Tuesday, March 11, 2008

Why I'm not blogging here anymore

I have decided that I am not going to keep writing a separate homeschool blog.

It has always been a bit of a struggle. And it probably never really made sense for me to try to separate homeschooling from the rest of my life in the blogosphere, since I don't in my every day life.

I'm still going to write about homeschooling.
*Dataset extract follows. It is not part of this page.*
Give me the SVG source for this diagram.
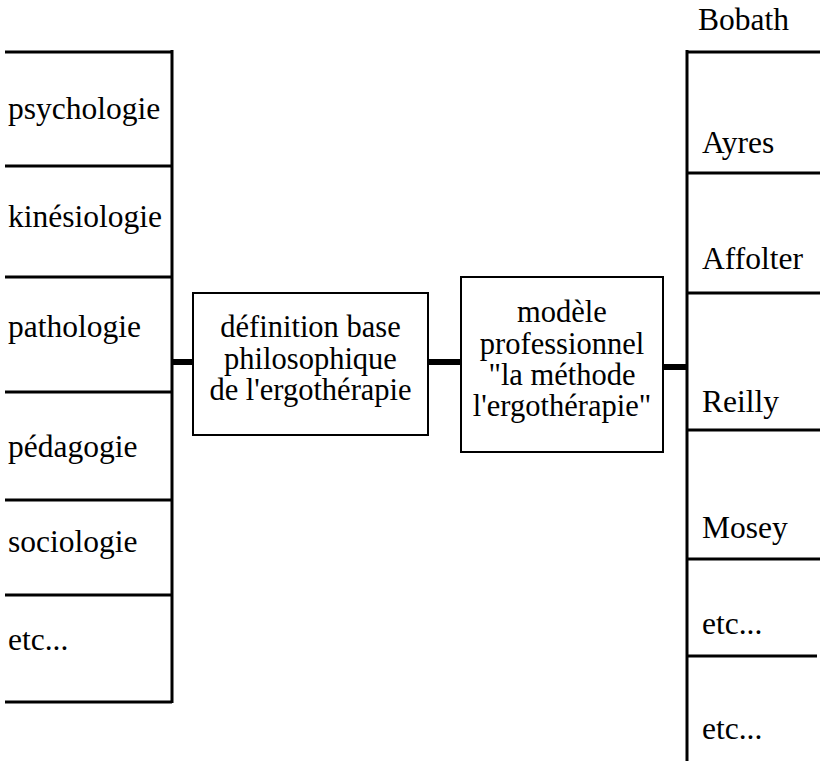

It's just going to be on my regular blog:
IndianaJane's Journal.

Thursday, February 14, 2008

How did I miss this one?

Today as I was checking out some of the blogs in the Homeschooling Blogroll in my sidebar, I came across one that referred to strewing and linked to this site.

I am not surprised that there is a name for this, or that Sandra coined it. (Sometime I'll have to write a post about Sandra and the HUGE impact that this person I've never met had on my kids.)
I am surprised that in the last twelve years I never heard it before.

It's such a perfect word for something we've always done, sometimes consciously, but even more often unconsciously. I'll be cleaning and come across a book that I know one of the younger ones is ready for. Lay it on the kitchen table. Almost invariably it will at least be looked at.

This is part of the reason my kids didn't have game boys and we don't have a dvd player in our car. The drive to wherever we may be going has things to be seen. There is always something to be learned. And the conversation has always been the biggest part of the learning.

I have a couple of friends who are pretty structured and have young kids who are having some difficulties in getting them interested in "school." Maybe some strewing would be just the ticket. It can be a great way to pique their interest, or possibly help them find an interest. (Of course, as parents we have to be ready and willing to help them follow those interests, even if they don't match up with the chosen curriculum.)

So I've added a new word to my homeschool vocabulary. What fun!